I wish you well in your decisions...


westbankmama said...

I feel for you Jack - it is really tough. This was just one of the reasons that we made aliyah.

Jack Steiner said...

Hi Rachel,

Parents make the difference. As children most of us would rather have spent our time playing. Our parents make a huge impact upon developing good habits and influencing/assisting the school.

We'll have to see how this all shakes out.


Back in '94 when I was on the verge of making Aliyah several of spoke of this. Since I didn't have children then it didn't make a real impact upon me.

Live and learn.

rabbi neil fleischmann said...

Oy. What a tough issue. I work for a private school. I like my job. I think it's a safer place to be than a public school Jewishly and otherwise. I sometimes feel like my task is to place words on closed hearts so that one day when the hearts open the words are there to go in. There are a lot of complexities around this issue of tuition...

Another meshugannah mommy said...

This post is breaking my heart. While I am generally happy with the public education my kids are getting, I do often wonder if they would do better at the local Schecter. Neither here nor there...not going to happen for us. In any case, I cannot imagine having to tell my kids they have to change schools. I do not envy your position, and I truly hope you can work something out.

Is there any avenue for financial aid??

Jack Steiner said...

. I sometimes feel like my task is to place words on closed hearts so that one day when the hearts open the words are there to go in.

I love that because there is so much truth in it. A great teacher touches you in your present and your future in so many ways.


It is a very challenging position. Not unlike so many others my business has been all over the place. This is a decision that is making my hair fall out.

If a few of the deals I am working on come through than life is different. But I can't guarantee that they will and I am not sure how long I can keep this up.

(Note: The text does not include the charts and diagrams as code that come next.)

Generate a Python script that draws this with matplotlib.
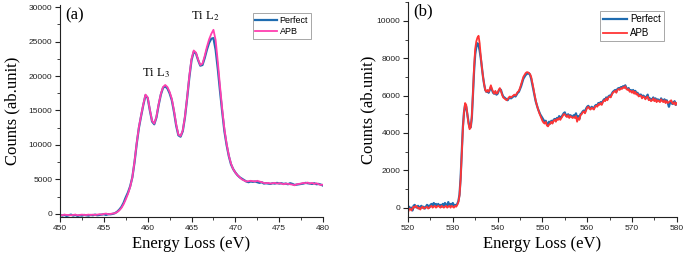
import numpy as np
import matplotlib
matplotlib.use("Agg")
import matplotlib.pyplot as plt
from matplotlib.ticker import MultipleLocator

plt.rcParams['mathtext.fontset'] = 'stix'

# ---------------- Panel (a): Ti L edge ----------------
energy_a = np.arange(450.0, 480.001, 0.25)
perfect_a = [
    -100, -250, -150, -300,   # 450
    -200, -100, -250, -150,   # 451
    -300, -200, -250, -150,   # 452
    -200, -250, -150, -200,   # 453
    -100, -200, -150, -100,   # 454
    -50, -150, -50, -50,      # 455
    0, 100, 300, 600,         # 456
    1000, 1600, 2400, 3100,   # 457
    4000, 5300, 7500, 10200,  # 458
    12500, 14200, 15800, 17200,  # 459
    16800, 15000, 13400, 13000,  # 460
    14000, 15800, 17300, 18300,  # 461
    18500, 18200, 17500, 16500,  # 462
    14800, 12800, 11400, 11200,  # 463
    12000, 14000, 16800, 19800,  # 464
    22300, 23500, 23300, 22300,  # 465
    21500, 21600, 22600, 23800,  # 466
    24800, 25400, 25500, 23800,  # 467
    21000, 17800, 14800, 12000,  # 468
    10000, 8400, 7200, 6500,     # 469
    6000, 5600, 5300, 5100,      # 470
    4900, 4700, 4600, 4700,      # 471
    4650, 4700, 4600, 4500,      # 472
    4600, 4400, 4450, 4400,      # 473
    4350, 4450, 4400, 4500,      # 474
    4400, 4450, 4350, 4400,      # 475
    4300, 4450, 4350, 4200,      # 476
    4250, 4300, 4350, 4400,      # 477
    4500, 4450, 4400, 4350,      # 478
    4450, 4300, 4350, 4250,      # 479
    4100,                        # 480
]
apb_a = [
    -150, -200, -100, -150,   # 450
    -150, -200, -150, -100,   # 451
    -200, -150, -100, -150,   # 452
    -150, -100, -150, -100,   # 453
    -150, -100, -50, -100,    # 454
    0, 50, -50, 0,            # 455
    50, 100, 250, 500,        # 456
    850, 1400, 2100, 2900,    # 457
    3900, 5300, 7600, 10300,  # 458
    12600, 14300, 15900, 17300,  # 459
    16900, 15100, 13500, 13100,  # 460
    14100, 15900, 17400, 18400,  # 461
    18700, 18400, 17700, 16700,  # 462
    15000, 13000, 11500, 11300,  # 463
    12100, 14100, 16900, 20000,  # 464
    22500, 23700, 23400, 22400,  # 465
    21600, 21800, 22900, 24200,  # 466
    25300, 26100, 26700, 25200,  # 467
    22000, 18500, 15200, 12300,  # 468
    10200, 8500, 7300, 6500,     # 469
    6000, 5600, 5300, 5000,      # 470
    4850, 4700, 4750, 4800,      # 471
    4750, 4700, 4800, 4700,      # 472
    4600, 4500, 4450, 4500,      # 473
    4400, 4450, 4500, 4400,      # 474
    4450, 4400, 4300, 4400,      # 475
    4350, 4300, 4250, 4150,      # 476
    4300, 4350, 4400, 4500,      # 477
    4450, 4550, 4400, 4500,      # 478
    4350, 4450, 4300, 4200,      # 479
    4250,                        # 480
]

# ---------------- Panel (b): O K edge ----------------
energy_b = np.arange(520.0, 580.001, 0.25)
perfect_b = [
    -100, 50, -50, 0,         # 520
    -150, 100, 150, 50,       # 521
    0, 100, -50, 50,          # 522
    100, 0, 50, -50,          # 523
    50, 150, 100, 0,          # 524
    150, 200, 100, 250,       # 525
    150, 200, 100, 200,       # 526
    100, 150, 50, 200,        # 527
    100, 250, 150, 100,       # 528
    300, 100, 200, 150,       # 529
    250, 100, 150, 100,       # 530
    200, 350, 700, 1600,      # 531
    3000, 4300, 5100, 5500,   # 532
    5400, 5000, 4600, 4300,   # 533
    4300, 4800, 6000, 7300,   # 534
    8200, 8600, 8800, 8700,   # 535
    8400, 8000, 7500, 7000,   # 536
    6600, 6300, 6200, 6250,   # 537
    6150, 6300, 6450, 6300,   # 538
    6150, 6100, 6200, 6050,   # 539
    6100, 6250, 6350, 6300,   # 540
    6100, 5950, 5900, 5850,   # 541
    5800, 5750, 5850, 5900,   # 542
    5850, 5900, 5950, 6000,   # 543
    5950, 6050, 6150, 6200,   # 544
    6350, 6500, 6700, 6900,   # 545
    7000, 7100, 7150, 7200,   # 546
    7200, 7100, 6900, 6600,   # 547
    6300, 6000, 5700, 5500,   # 548
    5300, 5150, 5000, 4900,   # 549
    4800, 4700, 4600, 4650,   # 550
    4500, 4400, 4600, 4500,   # 551
    4650, 4550, 4700, 4750,   # 552
    4650, 4800, 4750, 4900,   # 553
    4800, 4850, 4950, 5050,   # 554
    5100, 4950, 4900, 5000,   # 555
    4850, 4950, 4900, 4850,   # 556
    4950, 4900, 5050, 4800,   # 557
    4900, 4750, 5000, 5050,   # 558
    5150, 5200, 5100, 5300,   # 559
    5400, 5450, 5350, 5300,   # 560
    5400, 5350, 5300, 5450,   # 561
    5500, 5450, 5600, 5550,   # 562
    5650, 5550, 5700, 5800,   # 563
    5750, 5900, 5800, 5950,   # 564
    6000, 5950, 6100, 6200,   # 565
    6250, 6300, 6200, 6350,   # 566
    6400, 6350, 6450, 6400,   # 567
    6500, 6450, 6550, 6400,   # 568
    6350, 6400, 6250, 6300,   # 569
    6200, 6300, 6150, 6250,   # 570
    6100, 6150, 6000, 6050,   # 571
    6050, 5900, 6000, 5950,   # 572
    5850, 5950, 6050, 5800,   # 573
    5850, 5750, 5800, 5900,   # 574
    5750, 5850, 5700, 5800,   # 575
    5750, 5700, 5850, 5750,   # 576
    5700, 5800, 5650, 5750,   # 577
    5600, 5400, 5650, 5700,   # 578
    5550, 5600, 5700, 5500,   # 579
    5550,                     # 580
]
apb_b = [
    -250, -100, -50, -150,    # 520
    -50, 50, 0, 100,          # 521
    50, -50, 0, -100,         # 522
    0, 50, -50, 0,            # 523
    0, 50, -50, 0,            # 524
    50, 100, 0, 50,           # 525
    100, 0, 50, 100,          # 526
    50, 0, 100, 50,           # 527
    0, 50, 100, 0,            # 528
    50, 100, 0, 100,          # 529
    50, 0, 100, 50,           # 530
    150, 300, 650, 1500,      # 531
    2900, 4200, 5100, 5600,   # 532
    5500, 5000, 4500, 4200,   # 533
    4300, 4900, 6100, 7500,   # 534
    8500, 8900, 9100, 9200,   # 535
    8800, 8100, 7500, 7000,   # 536
    6600, 6300, 6200, 6300,   # 537
    6200, 6350, 6550, 6350,   # 538
    6200, 6100, 6250, 6100,   # 539
    6150, 6300, 6400, 6250,   # 540
    6050, 5900, 5850, 5800,   # 541
    5750, 5800, 5900, 5950,   # 542
    5900, 5950, 6000, 6050,   # 543
    6000, 6100, 6200, 6250,   # 544
    6400, 6600, 6800, 7000,   # 545
    7100, 7200, 7250, 7250,   # 546
    7200, 7150, 7000, 6700,   # 547
    6400, 6050, 5750, 5500,   # 548
    5300, 5100, 4950, 4800,   # 549
    4650, 4550, 4500, 4600,   # 550
    4400, 4350, 4450, 4500,   # 551
    4600, 4500, 4650, 4700,   # 552
    4600, 4750, 4700, 4800,   # 553
    4700, 4800, 4900, 5000,   # 554
    5000, 4900, 4850, 4950,   # 555
    4800, 4900, 4850, 4800,   # 556
    4850, 4800, 4900, 4600,   # 557
    4800, 4700, 4950, 5000,   # 558
    5100, 5150, 5050, 5200,   # 559
    5350, 5400, 5300, 5250,   # 560
    5350, 5300, 5250, 5400,   # 561
    5450, 5400, 5550, 5500,   # 562
    5600, 5500, 5650, 5750,   # 563
    5700, 5850, 5750, 5900,   # 564
    5950, 5900, 6050, 6150,   # 565
    6200, 6250, 6150, 6300,   # 566
    6350, 6300, 6400, 6350,   # 567
    6450, 6400, 6500, 6350,   # 568
    6300, 6350, 6200, 6250,   # 569
    6150, 6250, 6100, 6200,   # 570
    6050, 6100, 5950, 6000,   # 571
    6000, 5850, 5950, 5900,   # 572
    5800, 5900, 5950, 5750,   # 573
    5800, 5700, 5750, 5850,   # 574
    5700, 5800, 5650, 5750,   # 575
    5700, 5650, 5800, 5700,   # 576
    5650, 5750, 5600, 5700,   # 577
    5600, 5650, 5700, 5750,   # 578
    5600, 5550, 5650, 5500,   # 579
    5600,                     # 580
]

series_labels = ["Perfect", "APB"]
panel_tags = ["(a)", "(b)"]

BLUE = "#1f6cb0"
PINK = "#ff3fb0"
RED = "#ff3535"
SANS = "Liberation Sans"
SERIF = "Liberation Serif"

fig = plt.figure(figsize=(6.85, 2.57), dpi=100)
ax1 = fig.add_axes([0.0876, 0.1556, 0.384, 0.825])
ax2 = fig.add_axes([0.5956, 0.1556, 0.3924, 0.836])


def style(ax, xmaj, xmin, ymaj, ymin):
    for s in ("top", "right"):
        ax.spines[s].set_visible(False)
    for s in ("left", "bottom"):
        ax.spines[s].set_linewidth(0.8)
        ax.spines[s].set_color("#222222")
    ax.xaxis.set_major_locator(MultipleLocator(xmaj))
    ax.xaxis.set_minor_locator(MultipleLocator(xmin))
    ax.yaxis.set_major_locator(MultipleLocator(ymaj))
    ax.yaxis.set_minor_locator(MultipleLocator(ymin))
    ax.tick_params(which="major", direction="out", length=3.5, width=0.8,
                   labelsize=6, pad=2, colors="#222222")
    ax.tick_params(which="minor", direction="out", length=2, width=0.6,
                   colors="#222222")
    for lab in ax.get_xticklabels() + ax.get_yticklabels():
        lab.set_fontfamily(SANS)
    ax.set_xlabel("Energy Loss (eV)", fontfamily=SERIF, fontsize=12, labelpad=3)


# Panel (a)
ax1.plot(energy_a, perfect_a, color=BLUE, lw=1.6, label=series_labels[0])
ax1.plot(energy_a, apb_a, color=PINK, lw=1.3, label=series_labels[1])
ax1.set_xlim(450, 480)
ax1.set_ylim(-450, 30300)
style(ax1, 5, 2.5, 5000, 2500)
ax1.set_ylabel("Counts (ab.unit)", fontfamily=SERIF, fontsize=12, labelpad=6)
ax1.text(0.02, 0.99, panel_tags[0], transform=ax1.transAxes, va="top",
         ha="left", fontfamily=SERIF, fontsize=12)
ax1.text(460.9, 20000, r"Ti L$_{3}$", ha="center", va="baseline",
         fontfamily=SERIF, fontsize=9)
ax1.text(466.6, 28250, r"Ti L$_{2}$", ha="center", va="baseline",
         fontfamily=SERIF, fontsize=9)
leg1 = ax1.legend(loc="upper right", bbox_to_anchor=(0.954, 0.962),
                  prop={"family": SANS, "size": 6.5}, frameon=True,
                  fancybox=False, edgecolor="#999999", framealpha=1,
                  handlelength=2.4, handletextpad=0.3, borderpad=0.3,
                  labelspacing=0.3, borderaxespad=0)
leg1.get_frame().set_linewidth(0.6)

# Panel (b)
ax2.plot(energy_b, perfect_b, color=BLUE, lw=1.6, label=series_labels[0])
ax2.plot(energy_b, apb_b, color=RED, lw=1.3, label=series_labels[1])
ax2.set_xlim(520, 580)
ax2.set_ylim(-500, 11000)
style(ax2, 10, 5, 2000, 1000)
ax2.set_ylabel("Counts (ab.unit)", fontfamily=SERIF, fontsize=12, labelpad=0.5)
ax2.text(0.02, 0.995, panel_tags[1], transform=ax2.transAxes, va="top",
         ha="left", fontfamily=SERIF, fontsize=12)
leg2 = ax2.legend(loc="upper right", bbox_to_anchor=(0.952, 0.958),
                  prop={"family": SANS, "size": 7}, frameon=True,
                  fancybox=False, edgecolor="#999999", framealpha=1,
                  handlelength=2.5, handletextpad=0.3, borderpad=0.3,
                  labelspacing=0.4, borderaxespad=0)
leg2.get_frame().set_linewidth(0.6)

fig.savefig("out.png", dpi=100)
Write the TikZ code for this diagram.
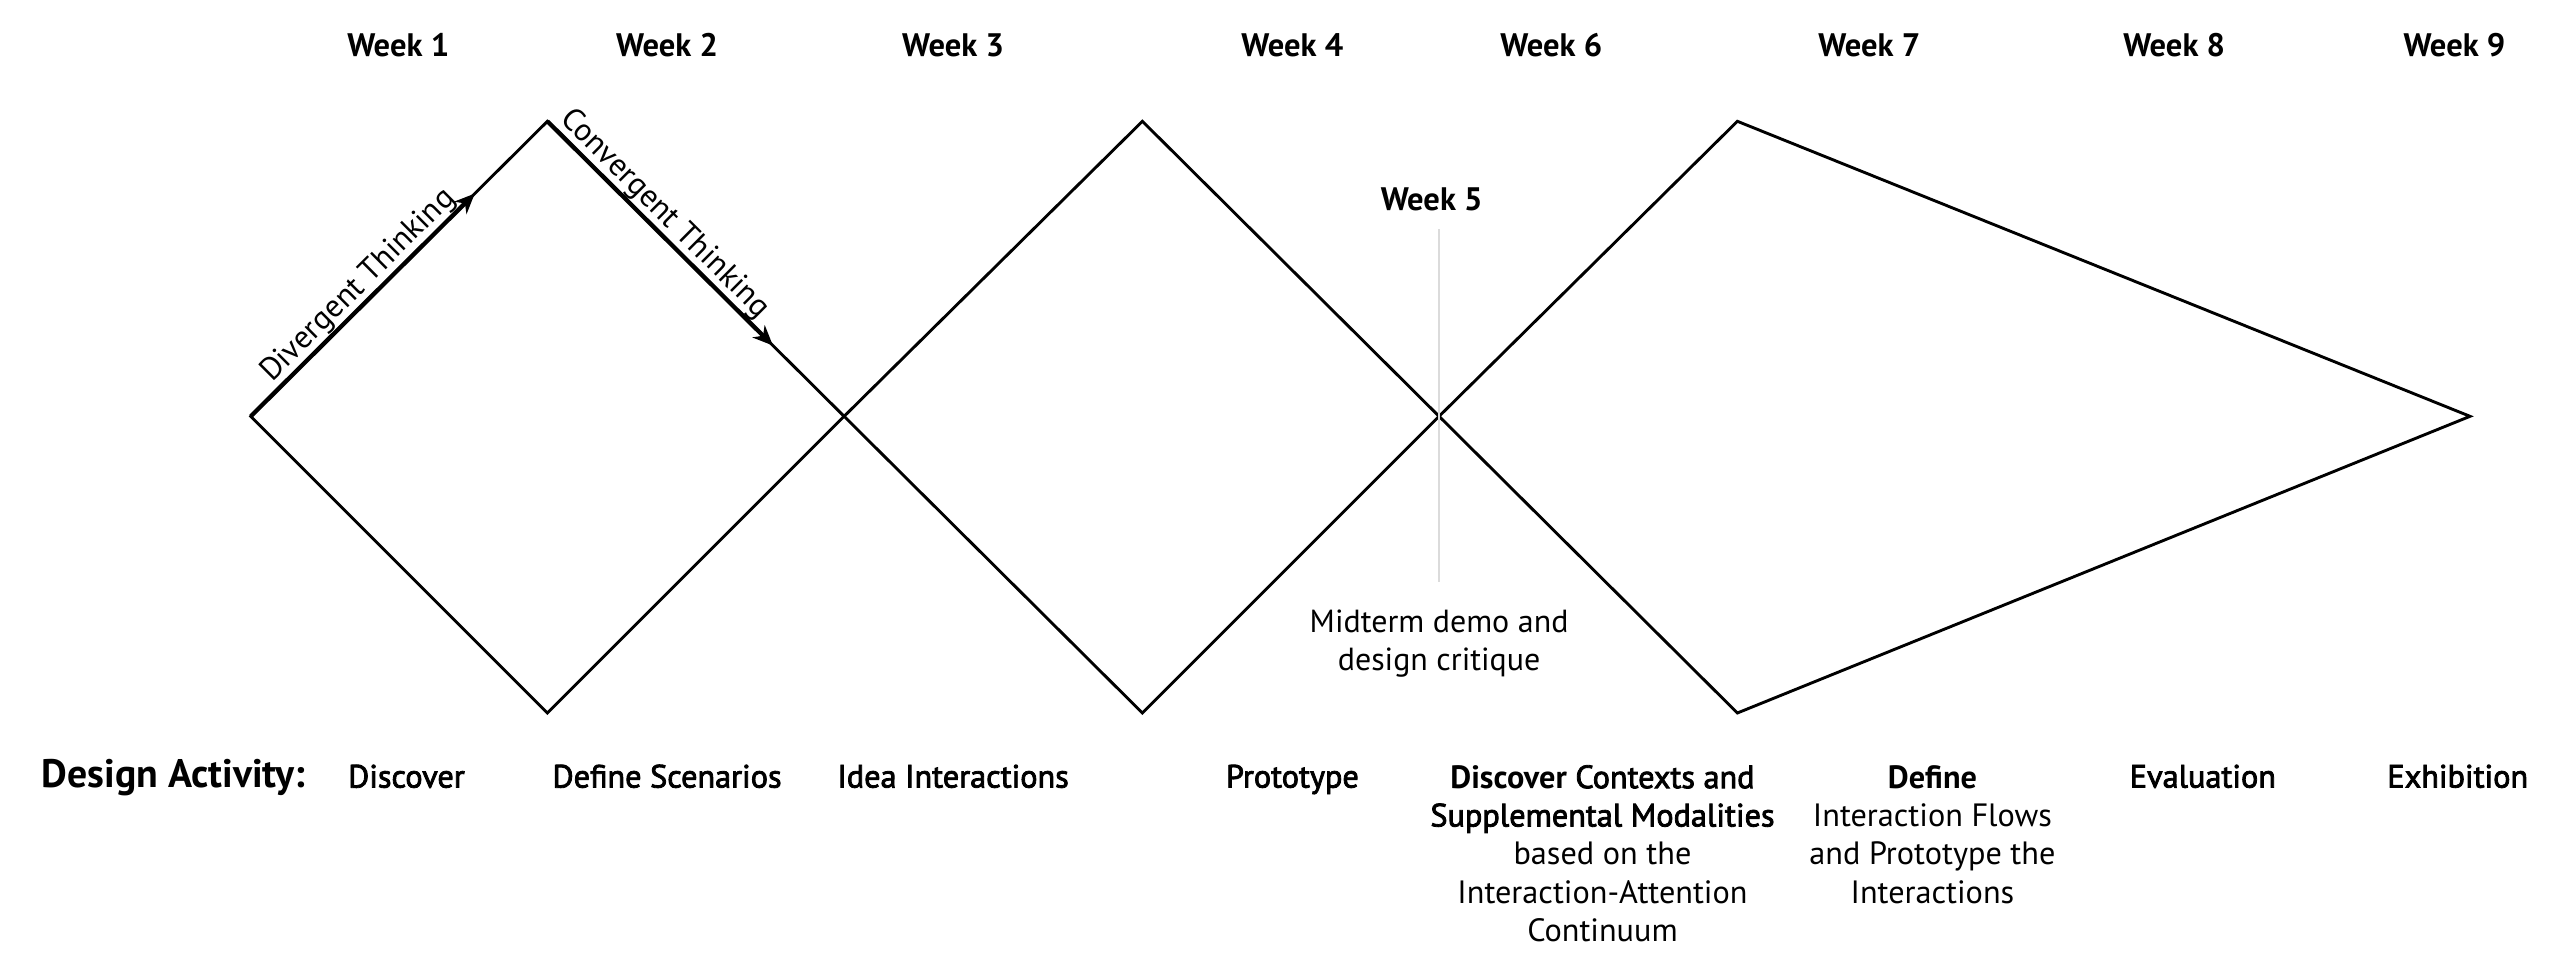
\documentclass[tikz,border=0pt]{standalone}
\usepackage{fontspec}
\setmainfont{PT Sans}
\newfontfamily\semibfont{PT Sans}[FakeBold=2.5]
\usetikzlibrary{arrows.meta,calc}

\begin{document}
\begin{tikzpicture}[x=0.02cm,y=-0.02cm,
  outline/.style={line width=1pt, line join=miter},
  flowedge/.style={line width=1.5pt, -{Stealth[length=7pt,width=6pt,inset=2.2pt]}},
  week/.style={font=\bfseries\fontsize{11.3}{13}\selectfont, anchor=base, inner sep=0pt},
  edgelabel/.style={font=\fontsize{11}{13}\selectfont, inner sep=0.5pt},
  heading/.style={font=\bfseries\fontsize{13.8}{16}\selectfont, anchor=base, inner sep=0pt},
  activity/.style={font=\semibfont\fontsize{11.2}{13.3}\selectfont, anchor=base, inner sep=0pt},
  activitybox/.style={font=\semibfont\fontsize{11.2}{13.3}\selectfont, anchor=north, inner sep=0pt, align=center},
  note/.style={font=\fontsize{11.1}{13.4}\selectfont, anchor=north, inner sep=0pt, align=center},
  marker/.style={draw=black!14, line width=0.6pt}
]
\useasboundingbox (0,0) rectangle (1568,582);

% corner points of the three phases
\coordinate (a) at (153,254);
\coordinate (b) at (334,74);
\coordinate (c) at (334,435);
\coordinate (d) at (515,254);
\coordinate (e) at (697,74);
\coordinate (f) at (697,435);
\coordinate (g) at (878,254);
\coordinate (h) at (1060,74);
\coordinate (i) at (1060,435);
\coordinate (j) at (1507,254);

% outline of the double diamond and the final wedge
\draw[outline] (a) -- (b) -- (d) -- (e) -- (g) -- (h) -- (j) -- (i) -- (g) -- (f) -- (d) -- (c) -- cycle;

% thinking directions
\draw[flowedge] (a) -- ($(a)!0.755!(b)$);
\draw[flowedge] (b) -- ($(b)!0.76!(d)$);
\path (a) -- (b) node[edgelabel, pos=0.403, sloped, above] (div) {Divergent Thinking};
\path (b) -- (d) node[edgelabel, pos=0.355, sloped, above] (conv) {Convergent Thinking};

% week headings
\node[week] (w1) at (243,34.2) {Week 1};
\node[week] (w2) at (407,34.2) {Week 2};
\node[week] (w3) at (581.5,34.2) {Week 3};
\node[week] (w4) at (788.5,34.2) {Week 4};
\node[week] (w6) at (946.5,34.2) {Week 6};
\node[week] (w7) at (1140.5,34.2) {Week 7};
\node[week] (w8) at (1326.5,34.2) {Week 8};
\node[week] (w9) at (1497.5,34.2) {Week 9};

% midterm marker
\node[week] (w5) at (873.5,128.4) {Week 5};
\node[note] (mid) at (878,371.5) {Midterm demo and\\design critique};
\coordinate (m1) at (878,140);
\coordinate (m2) at (878,355);
\draw[marker] (m1) -- (m2);

% design activities
\node[heading] (da) at (106,480.5) {Design Activity:};
\node[activity] (act1) at (248,480.5) {Discover};
\node[activity] (act2) at (407,480.5) {Define Scenarios};
\node[activity] (act3) at (581.5,480.5) {Idea Interactions};
\node[activity] (act4) at (788.5,480.5) {Prototype};
\node[activitybox] (act5) at (977.7,466.5) {{\rmfamily\bfseries Discover} Contexts and\\Supplemental Modalities\\{\rmfamily based on the}\\{\rmfamily Interaction-Attention}\\{\rmfamily Continuum}};
\node[activitybox] (act6) at (1179,466.5) {{\rmfamily\bfseries Define}\\{\rmfamily Interaction Flows}\\{\rmfamily and Prototype the}\\{\rmfamily Interactions}};
\node[activity] (act7) at (1344,480.5) {Evaluation};
\node[activity] (act8) at (1499.5,480.5) {Exhibition};
\end{tikzpicture}
\end{document}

Years of it have taken a toll.

bernthis said...

I was just thinking about how to deal with my kid's school situation today as thanks to the state of California, next year she will have 28 other students in her class. I want to send her back to private school but it costs just way too much and like for you and so many, 2009 was the worst year I've had in so long.

I'm going ot apply to a local charter school and the private school and see what happens. Unfortunately,I can't leave the state or even the city for that matter so I'm truly stuck here.

I always believe that thing have a way of working themselves out.

Jack Steiner said...

We're living in a time in which we will find out if things really do work out. I am going to do all that I can to help facilitate things.